Criminals probably don’t know how wealthy you are; if you merely talk about owning or being interested in crypto then you’re a target. There was discussion around whether to keep duress wallets as a way of paying attackers off to get them to leave, but it’s not possible to say if this is a good idea. An attacker who is willing to threaten you physically should not be expected to act rationally — they are already taking a huge risk by committing one crime and could easily decide to commit another if they think it would benefit them to not have any witnesses to the crime.

The only way I see this trend reversing is if the success rate of physical attackers drops to near zero. Thus, when you protect your holdings from physical attackers you’re not only helping yourself, you’re helping the entire ecosystem by deterring attackers from trying to extort other users.

Cold Storage

The CryptoCurrency Security Standard is a good place to start regarding crypto security practices. One point that was noted was that enterprises should require strong authentication to move funds. We’ve heard of several cases where a user’s email account was compromised and the attacker used it to send a request for a crypto transfer to be made to an address they control. If the employee who receives the email doesn’t authenticate it via another communications channel, preferably one with video, they’re blindly sending money to an address that they can’t be sure of the true owner. This cost BitPay $1.8M due to a phishing / social engineering attack in 2015.

When generating keys for cold storage that will be used to secure a huge amount of value, it’s worth being extremely paranoid and not trusting digital sources of randomness. For example, there was a problem with Android wallets a while back because their random number generator wasn’t actually random. As such, it’s a good idea to combine multiple sources of entropy including physical entropy such as rolling dice.

We also had an interesting discussion around if it’s a good idea to encrypt your wallet recovery seeds. The downside to storing them in cleartext is that if a physical attacker gains access to them, you’ve lost everything. You need to decide what threats you want to protect against. For example, storing a cleartext recovery seed inside a safety deposit box at a bank is secure against almost all threats. But it’s not secure against a rogue bank employee or from agents of the state who can legally compel bank employees to open your box.

I was asked about my own cold storage configuration.

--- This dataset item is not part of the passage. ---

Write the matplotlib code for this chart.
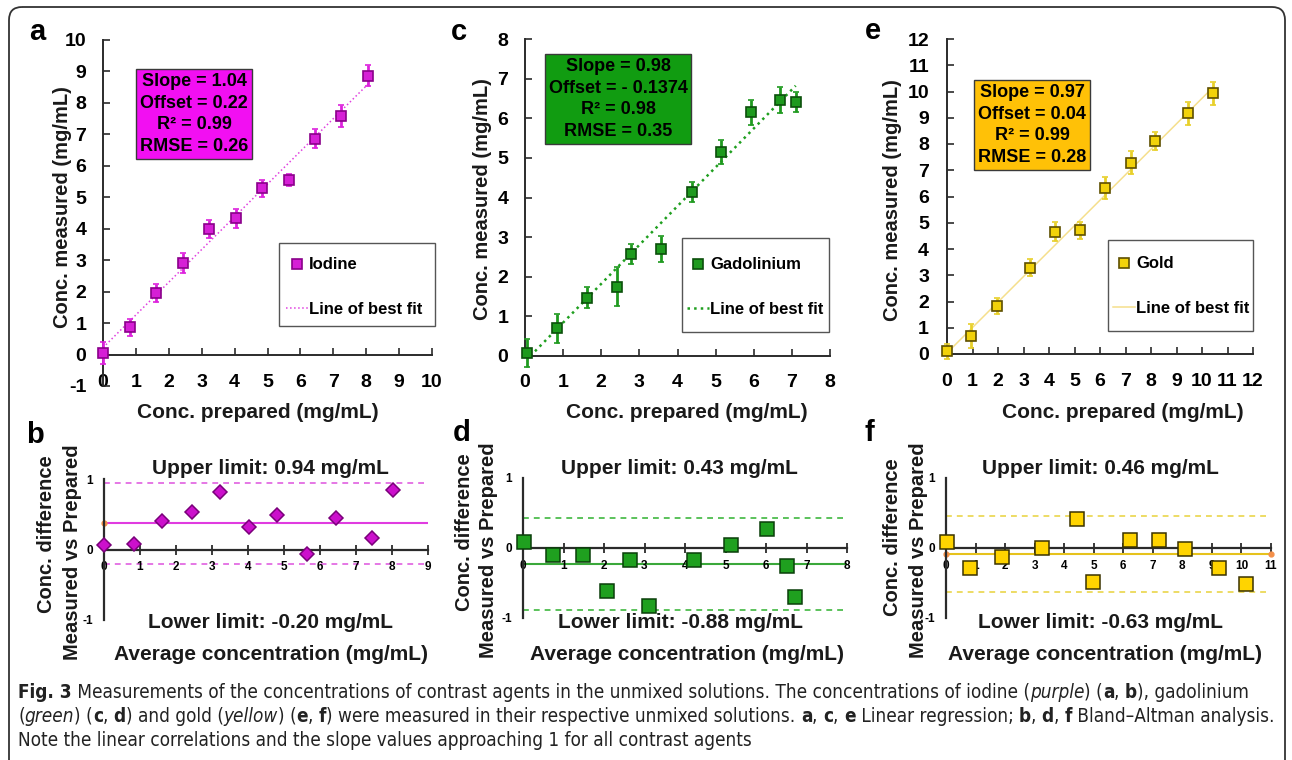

You can get pretty crazy with cold storage — an extreme example is the Glacier Protocol. I think cold storage shouldn’t be overly complicated; it needs to be accessible by the executors of your estate if you die unexpectedly. I should probably write a separate post detailing it, but the general idea is to use an air gapped PC to create an encrypted file container with all of your recovery seeds and instructions. Then use an extremely long random string to encrypt the container and use Shamir’s Secret Sharing Scheme to shard the decryption key and hand a copy of the file with one key shard to each of your estate’s executors. The hardest part to this, in my opinion, is choosing an M-of-N sharding configuration that is both robust to having a few entities lose their keys and yet also robust against having a small number of entities collude against you to decrypt your data and steal your assets before your death.

One unique point that was brought up was that very few cold storage configurations actually make use of Bitcoin-specific protocol features — they usually only look at the problem from a private key management perspective. If you want to approach this issue from a Bitcoin-specific perspective, check out this article.

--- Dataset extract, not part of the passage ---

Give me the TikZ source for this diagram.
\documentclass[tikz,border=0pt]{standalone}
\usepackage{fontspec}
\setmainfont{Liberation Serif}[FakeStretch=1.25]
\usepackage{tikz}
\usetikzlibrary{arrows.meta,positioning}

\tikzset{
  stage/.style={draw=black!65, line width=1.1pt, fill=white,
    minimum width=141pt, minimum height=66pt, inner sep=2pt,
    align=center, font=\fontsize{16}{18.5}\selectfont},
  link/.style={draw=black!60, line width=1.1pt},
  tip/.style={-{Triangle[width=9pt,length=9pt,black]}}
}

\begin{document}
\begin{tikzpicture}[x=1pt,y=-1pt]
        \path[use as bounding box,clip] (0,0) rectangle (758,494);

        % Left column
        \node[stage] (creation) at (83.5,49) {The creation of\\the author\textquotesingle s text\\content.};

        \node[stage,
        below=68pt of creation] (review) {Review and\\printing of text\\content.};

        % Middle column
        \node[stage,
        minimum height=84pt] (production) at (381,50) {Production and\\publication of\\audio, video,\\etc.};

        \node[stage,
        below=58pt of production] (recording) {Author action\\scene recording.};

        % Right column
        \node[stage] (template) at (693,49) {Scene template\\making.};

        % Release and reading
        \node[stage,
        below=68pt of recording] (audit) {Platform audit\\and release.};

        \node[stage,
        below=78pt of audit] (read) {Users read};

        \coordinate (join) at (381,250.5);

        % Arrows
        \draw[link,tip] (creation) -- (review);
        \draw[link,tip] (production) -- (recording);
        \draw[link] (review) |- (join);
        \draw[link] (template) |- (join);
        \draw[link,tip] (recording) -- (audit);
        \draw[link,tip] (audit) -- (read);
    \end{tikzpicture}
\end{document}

Paul Sztorc has been working on his Drivechain concept for several years with the goal of decreasing the contentiousness we see from proposed protocol changes that require hard or soft forks. Drivechains would enable anyone to spin up their own network that leverages the power of Bitcoin miners and pegs the new asset to BTC — it’s basically a method for maintaining a sidechain that is pegged to Bitcoin by miners rather than by a federation of signers. Dynamic Membership Multiparty Signing (mining) is arguably more robust than a federation because signers can come and go and compete with each other. The optimal form of sidechain would be pegged without requiring any special involvement from miners, but as far as I know no one has worked out a practical way to do that — it would likely require the ability to challenge SPV proofs for the sidechain-to-bitcoin peg in order to prevent theft, which would be a significant change to the Bitcoin protocol.

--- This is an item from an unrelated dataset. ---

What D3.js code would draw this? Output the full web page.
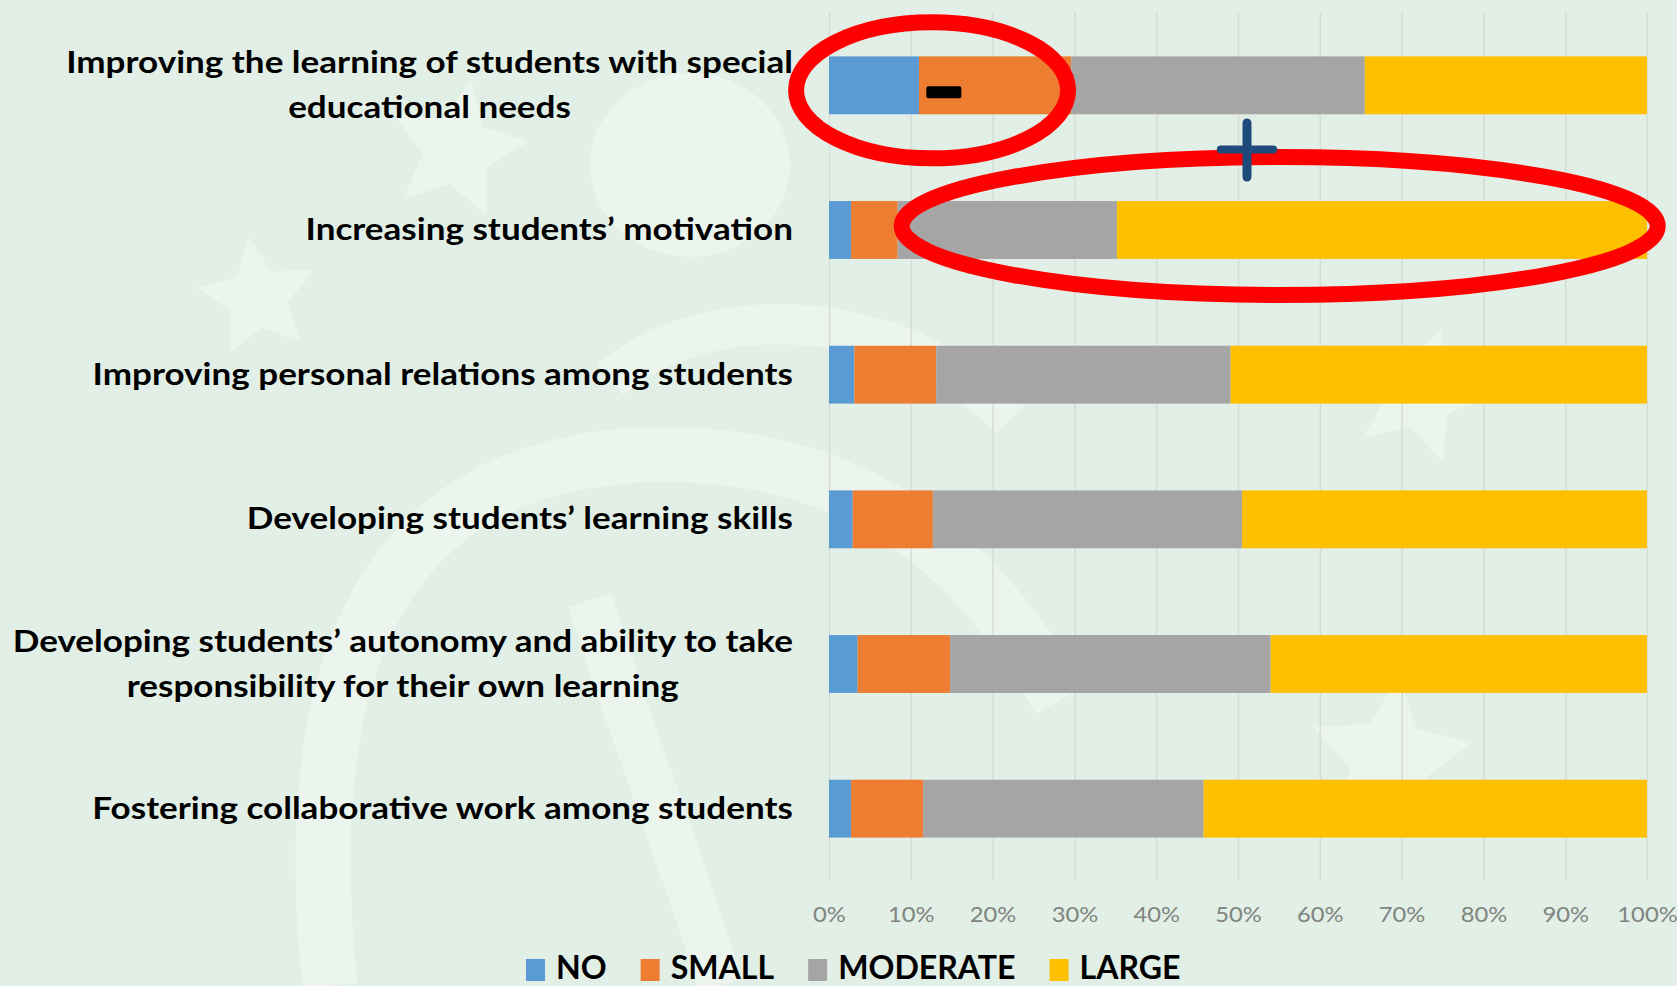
<!DOCTYPE html>
<html>
<head>
<meta charset="utf-8">
<script src="https://cdn.jsdelivr.net/npm/d3@7"></script>
<style>
  html, body { margin: 0; padding: 0; background: #e2efe6; overflow: hidden; }
  svg { display: block; }
</style>
</head>
<body>
<div id="chart"></div>
<script>
// data (percent of answers)
const categories = [
  "Improving the learning of students with special\neducational needs",
  "Increasing students’ motivation",
  "Improving personal relations among students",
  "Developing students’ learning skills",
  "Developing students’ autonomy and ability to take\nresponsibility for their own learning",
  "Fostering collaborative work among students"
];
const seriesNames = ["NO", "SMALL", "MODERATE", "LARGE"];
const noValues = [11.0, 2.7, 3.1, 2.9, 3.5, 2.7];
const smallValues = [18.6, 5.7, 10.0, 9.8, 11.3, 8.8];
const moderateValues = [35.9, 26.8, 36.0, 37.8, 39.2, 34.3];
const largeValues = [34.5, 64.8, 50.9, 49.5, 46.0, 54.2];
const tickValues = [0, 10, 20, 30, 40, 50, 60, 70, 80, 90, 100];

const colors = ["#5b9bd5", "#ed7d31", "#a5a5a5", "#ffc000"];

const W = 1677, H = 986;
const plotLeft = 829, plotRight = 1647, plotTop = 13, plotBottom = 881;
const labelRight = 793;

const svg = d3.select("#chart").append("svg")
  .attr("width", W)
  .attr("height", H);

// faint background decoration of the slide
const deco = svg.append("g").attr("fill", "#ecf4ee").attr("stroke", "none");
function star(cx, cy, r, rot) {
  const pts = [];
  for (let k = 0; k < 10; k++) {
    const a = rot + k * Math.PI / 5 - Math.PI / 2;
    const rr = k % 2 == 0 ? r : r * 0.48;
    pts.push([cx + rr * Math.cos(a), cy + rr * Math.sin(a)]);
  }
  return "M" + pts.join("L") + "Z";
}
deco.append("rect").attr("width", W).attr("height", H).attr("fill", "#e2efe6");
deco.append("ellipse").attr("cx", 690).attr("cy", 165).attr("rx", 100).attr("ry", 92);
deco.append("path").attr("d", star(457, 150, 72, 0.2));
deco.append("path").attr("d", star(258, 298, 62, -0.15));
deco.append("path").attr("d", star(1420, 395, 70, 0.3));
deco.append("path").attr("d", star(1390, 760, 85, 0.1));
deco.append("path")
  .attr("fill", "none")
  .attr("stroke", "#ecf4ee")
  .attr("stroke-width", 55)
  .attr("d", "M330,986 C300,700 360,470 640,455 C860,445 980,560 1060,700");
deco.append("path")
  .attr("fill", "none")
  .attr("stroke", "#ecf4ee")
  .attr("stroke-width", 45)
  .attr("d", "M590,600 C640,760 690,880 720,986");
deco.append("path")
  .attr("fill", "none")
  .attr("stroke", "#ecf4ee")
  .attr("stroke-width", 40)
  .attr("d", "M610,380 C700,300 900,300 1010,420");

const x = d3.scaleLinear().domain([0, 100]).range([plotLeft, plotRight]);
const y = d3.scaleBand()
  .domain(d3.range(categories.length))
  .range([plotTop, plotBottom])
  .paddingInner(0.6)
  .paddingOuter(0.3);

// gridlines + tick labels
const xAxis = d3.axisBottom(x)
  .tickValues(tickValues)
  .tickFormat(d => d + "%")
  .tickSize(-(plotBottom - plotTop))
  .tickPadding(27);

const axisG = svg.append("g")
  .attr("transform", "translate(0," + (plotBottom - 1) + ")")
  .call(xAxis);
axisG.select(".domain").remove();
axisG.selectAll(".tick line").attr("stroke", "#d6dcd8").attr("stroke-width", 1.5);
axisG.selectAll(".tick text")
  .attr("fill", "#80847f")
  .style("font-family", "Lato, sans-serif")
  .style("font-size", "21px");

// stacked bars
const rows = categories.map((c, i) => ({
  i: i,
  NO: noValues[i],
  SMALL: smallValues[i],
  MODERATE: moderateValues[i],
  LARGE: largeValues[i]
}));
const stacked = d3.stack().keys(seriesNames)(rows);

svg.append("g")
  .selectAll("g")
  .data(stacked)
  .enter()
  .append("g")
  .attr("fill", (d, k) => colors[k])
  .selectAll("rect")
  .data(d => d)
  .enter()
  .append("rect")
  .attr("x", d => x(d[0]))
  .attr("y", d => y(d.data.i))
  .attr("width", d => x(d[1]) - x(d[0]))
  .attr("height", y.bandwidth());

// category labels (slide font is narrow, so squeeze horizontally)
const labelFont = "Lato, 'Open Sans', sans-serif";
function textWidth(str, size) {
  const t = svg.append("text")
    .style("font-family", labelFont)
    .style("font-weight", "bold")
    .style("font-size", size + "px")
    .text(str);
  const w = t.node().getComputedTextLength();
  t.remove();
  return w;
}
const sx = 727 / textWidth("Improving the learning of students with special", 31);

const labels = svg.append("g")
  .style("font-family", labelFont)
  .style("font-weight", "bold")
  .style("font-size", "31px")
  .attr("fill", "#000");

categories.forEach((c, i) => {
  const lines = c.split("\n");
  const g = labels.append("g");
  const texts = lines.map(l => g.append("text").attr("text-anchor", "middle").text(l));
  const blockW = d3.max(texts, t => t.node().getComputedTextLength()) * sx;
  const cx = labelRight - blockW / 2;
  const cy = y(i) + y.bandwidth() / 2;
  texts.forEach((t, j) => {
    const base = cy + 10 + (j - (lines.length - 1) / 2) * 45;
    t.attr("transform", "translate(" + cx + "," + base + ") scale(" + sx + ",1)");
  });
});

axisG.selectAll(".tick text")
  .attr("transform", "scale(" + sx + ",1)");

// legend (sits right on the bottom edge of the slide)
const lsx = 177.5 / textWidth("MODERATE", 33);
const legend = svg.append("g")
  .style("font-family", labelFont)
  .style("font-weight", "bold")
  .style("font-size", "33px");
let lx = 526;
seriesNames.forEach((s, k) => {
  legend.append("rect")
    .attr("x", lx)
    .attr("y", 959)
    .attr("width", 19)
    .attr("height", 22)
    .attr("fill", colors[k]);
  const t = legend.append("text")
    .attr("transform", "translate(" + (lx + 30) + ",979) scale(" + lsx + ",1)")
    .attr("fill", "#000")
    .text(s);
  lx += 30 + t.node().getComputedTextLength() * lsx + 34;
});

// hand-drawn annotations on the slide
const ann = svg.append("g");
const c0 = y(0) + y.bandwidth() / 2;
const c1 = y(1) + y.bandwidth() / 2;
ann.append("ellipse")
  .attr("cx", x(12.6))
  .attr("cy", c0 + 5)
  .attr("rx", 136)
  .attr("ry", 68)
  .attr("fill", "none")
  .attr("stroke", "#ff0000")
  .attr("stroke-width", 16);
ann.append("ellipse")
  .attr("cx", x(55.1))
  .attr("cy", c1 - 4)
  .attr("rx", 378)
  .attr("ry", 69)
  .attr("fill", "none")
  .attr("stroke", "#ff0000")
  .attr("stroke-width", 16);
ann.append("rect")
  .attr("x", x(11.9))
  .attr("y", c0 + 1)
  .attr("width", 35)
  .attr("height", 12)
  .attr("rx", 2)
  .attr("fill", "#000");
ann.append("line")
  .attr("x1", x(47.9)).attr("x2", x(54.3))
  .attr("y1", 149.5).attr("y2", 149.5)
  .attr("stroke", "#1f4a7c").attr("stroke-width", 8).attr("stroke-linecap", "round");
ann.append("line")
  .attr("x1", x(51.1)).attr("x2", x(51.1))
  .attr("y1", 123).attr("y2", 177)
  .attr("stroke", "#1f4a7c").attr("stroke-width", 9).attr("stroke-linecap", "round");
</script>
</body>
</html>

The drivechain concept is still seen as questionable by some developers due to its miner-reliant security model; it relies upon user activated soft forks in order to counter theft via miner collusion. However, drivechains are a permissionless innovation — they don’t require changes to the protocol to build. It just needs buy-in by miners to start adding the required transactions to blocks. I hope that we see some experiments run with drivechains that put real value into them so that we can observe how smoothly they operate.


There has been a lot of drama lately around Tether and conspiracy theories that it is being used to artificially inflate the BTC exchange rate by printing money out of thin air and using that money to buy BTC, thus driving the price up. Due to popular demand, we had a discussion with folks who are intimately familiar with Tether.

I learned a fair amount about Tether but didn’t feel like any bombshells were revealed. In general, it sounds like USDT is used to arbitrage between various exchanges and the reason that the issuance has risen so quickly is because traders on Bitfinex sell crypto assets for USDT, withdraw it to wallets on other exchanges, and eventually this results in Bitfinex’s wallet balance becoming too low. At that point, Bitfinex sends USD to Tether’s bank account and a process is initiated to issue new USDT, which are then sent to Bitfinex’s wallet. My takeaway is that it’s quite plausible that USDT is, in fact, fully backed by 1 dollar per USDT. It sounds like we’ll have to continue waiting for verification, however.

I’m not a lawyer, so the legal ramifications of how Tether operates are well outside of my wheelhouse. While I’m fairly confident that Tether is solvent, there could be other issues at play that may result in a regulatory agency interfering with their operations in the future.

Roundtable Rumination

I consider the latest Satoshi Roundtable to be a resounding success. Thanks to Bruce Fenton and the rest of the organizers! We all played the hand we were dealt and as a result we all walked away winners.